*Masahito Nose1, Keisuke Hosokawa2, Reiko Nomura3, Mariko Teramoto4, Kazushi Asamura3, Yoshizumi Miyoshi1, Takefumi Mitani3, Takeshi Sakanoi5, Taku Namekawa6, Takeshi Kawano7, Yoshihiro Iwanaga7, Shunichi Tatematsu7, Masafumi Hirahara1, Alexa Halford8, Mykhaylo Shumko9, Marc Lessard10, Kristina Lynch11, Nicholaos Paschalidis8, Allison Jaynes12, Matthew McHarg13
(1.Institute for Space-Earth Environmental Research, Nagoya University, 2.The University of Electro-Communications, 3.Institute of Space and Astronautical Science, Japan Aerospace Exploration Agency, 4.Kyushu Institute of Technology, 5.Tohoku University, 6.University of Tokyo, 7.Aichi Steel Corporation, 8.NASA Goddard Space Flight Center, 9.University of Maryland, 10.University of New Hampshire, 11.Dartmouth College, 12.University of Iowa, 13.US Air Force Academy)

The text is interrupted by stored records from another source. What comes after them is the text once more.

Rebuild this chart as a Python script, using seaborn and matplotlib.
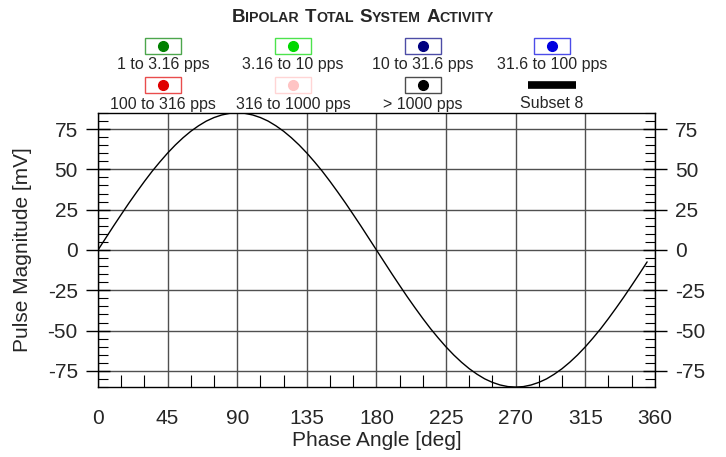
import numpy as np
import pandas as pd
import matplotlib
matplotlib.use("Agg")
import matplotlib.pyplot as plt
import seaborn as sns
from matplotlib.patches import Rectangle
from matplotlib.lines import Line2D
from matplotlib.offsetbox import TextArea, HPacker, AnchoredOffsetbox

# phase angle (deg) and pulse magnitude (mV), every 5 deg
phase = list(range(0, 360, 5))
magnitude = [
    0.0, 7.4, 14.8, 22.0, 29.1, 35.9, 42.5, 48.8, 54.6, 60.1, 65.1, 69.6,
    73.6, 77.0, 79.9, 82.1, 83.7, 84.7, 85.0, 84.7, 83.7, 82.1, 79.9, 77.0,
    73.6, 69.6, 65.1, 60.1, 54.6, 48.8, 42.5, 35.9, 29.1, 22.0, 14.8, 7.4,
    0.0, -7.4, -14.8, -22.0, -29.1, -35.9, -42.5, -48.8, -54.6, -60.1, -65.1, -69.6,
    -73.6, -77.0, -79.9, -82.1, -83.7, -84.7, -85.0, -84.7, -83.7, -82.1, -79.9, -77.0,
    -73.6, -69.6, -65.1, -60.1, -54.6, -48.8, -42.5, -35.9, -29.1, -22.0, -14.8, -7.4,
]

legend_labels = ["1 to 3.16 pps", "3.16 to 10 pps", "10 to 31.6 pps", "31.6 to 100 pps",
                 "100 to 316 pps", "316 to 1000 pps", "> 1000 pps", "Subset 8"]
legend_colors = ["#008000", "#00d800", "#000080", "#0000e0",
                 "#e00000", "#ffc4c4", "#000000", "#000000"]

x_ticks = [0, 45, 90, 135, 180, 225, 270, 315, 360]
y_ticks = [-75, -50, -25, 0, 25, 50, 75]

sns.set_style("white")
plt.rcParams["font.family"] = ["Liberation Sans", "DejaVu Sans"]
plt.rcParams["axes.unicode_minus"] = False

df = pd.DataFrame({"phase": phase, "magnitude": magnitude})

fig = plt.figure(figsize=(7.26, 4.57), dpi=100)
ax = fig.add_axes([0.135, 0.153, 0.767, 0.600])

sns.lineplot(data=df, x="phase", y="magnitude", color="black", linewidth=1.0, ax=ax)

ax.set_xlim(0, 360)
ax.set_ylim(-85, 85)
ax.set_xticks(x_ticks)
ax.set_yticks(y_ticks)
ax.set_xticks(np.arange(0, 361, 15), minor=True)
ax.set_yticks(np.arange(-85, 86, 5), minor=True)
ax.grid(True, which="major", color="#505050", linewidth=1.0)
for s in ax.spines.values():
    s.set_color("black")
    s.set_linewidth(1.0)

ax.tick_params(axis="x", which="major", direction="out", length=11, width=1,
               color="black", labelsize=15, pad=5)
ax.tick_params(axis="x", which="minor", direction="in", length=8.5, width=0.8,
               color="black", bottom=True)
ax.tick_params(axis="y", which="major", direction="inout", length=17, width=1,
               color="black", labelsize=15, left=True, right=True,
               labelleft=True, labelright=True, pad=6)
ax.tick_params(axis="y", which="minor", direction="in", length=7, width=0.8,
               color="black", left=True, right=True)

ax.set_xlabel("Phase Angle [deg]", fontsize=15)
ax.set_ylabel("Pulse Magnitude [mV]", fontsize=15)
ax.xaxis.set_label_coords(0.5, -(440 - 387) / 274, transform=ax.transAxes)
ax.yaxis.set_label_coords(-(98 - 22) / 557, 0.5, transform=ax.transAxes)
ax.xaxis.label.set_va("center")
ax.yaxis.label.set_va("center")

# small caps title
def small_caps(words, big=13.5, small=10.2):
    packs = []
    for w in words:
        parts = [TextArea(w[0], textprops=dict(fontsize=big, fontweight="bold")),
                 TextArea(w[1:], textprops=dict(fontsize=small, fontweight="bold"))]
        packs.append(HPacker(children=parts, align="baseline", pad=0, sep=0))
    return HPacker(children=packs, align="baseline", pad=0, sep=4)

title_box = small_caps(["BIPOLAR", "TOTAL", "SYSTEM", "ACTIVITY"])
anchored = AnchoredOffsetbox(loc="center", child=title_box, frameon=False, pad=0,
                             bbox_to_anchor=(0.5, 1 - 17.5 / 457),
                             bbox_transform=fig.transFigure, borderpad=0)
fig.add_artist(anchored)

# legend: marker in a box above each label, 4 columns x 2 rows
W, H = 726, 457
col_x = [163, 293, 423, 552]
box_y = [46, 85]
label_y = [65, 104]
for i, (lab, col) in enumerate(zip(legend_labels, legend_colors)):
    r, c = divmod(i, 4)
    cx, cy = col_x[c], box_y[r]
    if lab == "Subset 8":
        fig.add_artist(Line2D([(cx - 24) / W, (cx + 24) / W], [1 - cy / H] * 2,
                              color=col, linewidth=5.5, solid_capstyle="butt",
                              transform=fig.transFigure))
    else:
        fig.add_artist(Rectangle(((cx - 18) / W, 1 - (cy + 8) / H), 36 / W, 16 / H,
                                 transform=fig.transFigure, facecolor="white",
                                 edgecolor=col, alpha=0.7, linewidth=1.0))
        fig.add_artist(Line2D([cx / W], [1 - cy / H], marker="o", markersize=7,
                              color=col, linestyle="none",
                              transform=fig.transFigure))
    fig.text(cx / W, 1 - label_y[r] / H, lab, ha="center", va="center", fontsize=11.5)

fig.savefig("out.png", dpi=100)
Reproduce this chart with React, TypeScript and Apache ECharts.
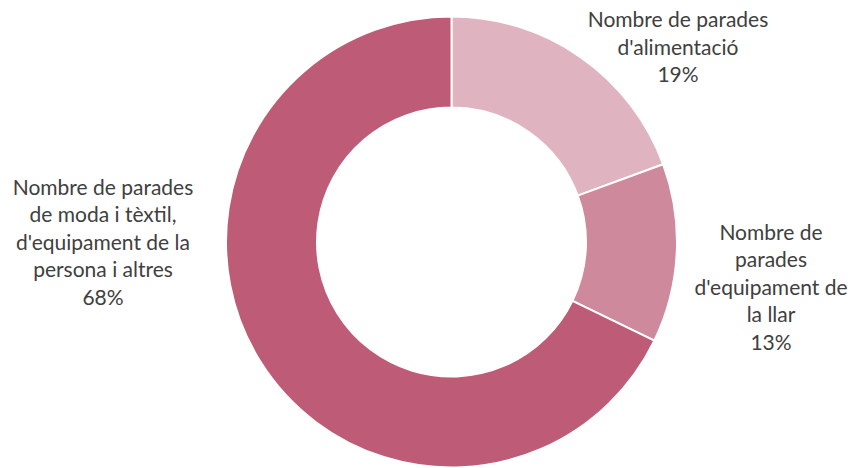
import React, { useEffect, useRef } from "react";
import * as echarts from "echarts";

const categories = [
  "Nombre de parades\nd'alimentació",
  "Nombre de\nparades\nd'equipament de\nla llar",
  "Nombre de parades\nde moda i tèxtil,\nd'equipament de la\npersona i altres",
];
const values = [19.4, 12.8, 67.8];
const colors = ["#E0B3C0", "#CE899C", "#BE5C77"];
const labelPos = [
  { x: 678, y: 46 },
  { x: 771, y: 286 },
  { x: 103, y: 241 },
];

export default function App() {
  const ref = useRef<HTMLDivElement>(null);
  useEffect(() => {
    if (!ref.current) return;
    const chart = echarts.init(ref.current, undefined, { renderer: "svg" });
    chart.setOption({
      animation: false,
      backgroundColor: "#ffffff",
      series: [
        {
          type: "pie",
          center: [451.5, 242],
          radius: [134.5, 225.5],
          startAngle: 90,
          clockwise: true,
          avoidLabelOverlap: false,
          itemStyle: { borderColor: "#ffffff", borderWidth: 2 },
          label: {
            show: true,
            position: "outside",
            formatter: (p: any) => `${p.name}\n${Math.round(p.value)}%`,
            fontFamily: "Lato, 'Open Sans', sans-serif",
            fontSize: 21,
            lineHeight: 27.5,
            color: "#404040",
            align: "center",
          },
          labelLine: { show: false },
          labelLayout: (params: any) => ({
            x: labelPos[params.dataIndex].x,
            y: labelPos[params.dataIndex].y,
            align: "center",
            verticalAlign: "middle",
          }),
          data: categories.map((name, i) => ({
            name,
            value: values[i],
            itemStyle: { color: colors[i] },
          })),
        },
      ],
    });
    return () => chart.dispose();
  }, []);
  return (
    <div
      ref={ref}
      style={{ position: "fixed", left: 0, top: 0, width: 853, height: 468 }}
    />
  );
}
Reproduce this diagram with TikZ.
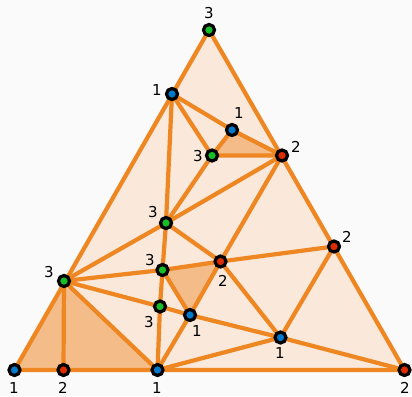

Keywords:MI sensor, Magnetometer, Field-aligned current, Pulsating aurora
We made observations of magnetic field variations in association with pulsating auroras with the magneto-impedance sensor magnetometer (MIM) carried by the Loss through Auroral Microburst Pulsations (LAMP) sounding rocket that was launched at 11:27:30 UT on March 5, 2022 from Poker Flat Research Range, Alaska. At an altitude of 200–250 km, MIM detected clear enhancements of the magnetic field by 15–25 nT in both the northward and westward components. From simultaneous observations with the ground all-sky camera, we found that the footprint of LAMP at the 100 km altitude was located near the center of a pulsating auroral patch. The auroral patch had a dimension of ~90 km in latitude and ~25 km in longitude, and its major axis was inclined toward northwest. These observations were compared with results of a simple model calculation, in which local electron precipitation into the thin-layer ionosphere causes an elliptical auroral patch. The conductivity within the patch is enhanced in the background electric field and as a result, the magnetic field variations are induced around the auroral patch. The model calculation results can explain the MIM observations if the electric field points toward southeast and one of the parameters adopted from the previous studies becomes about half the value. We conclude that a pulsating auroral patch is fundamentally associated with a one-pair field-aligned current that consists of downward (upward) currents at the poleward (equatorward) edge of the patch. This current structure is maintained even if the auroral patch is latitudinally elongated.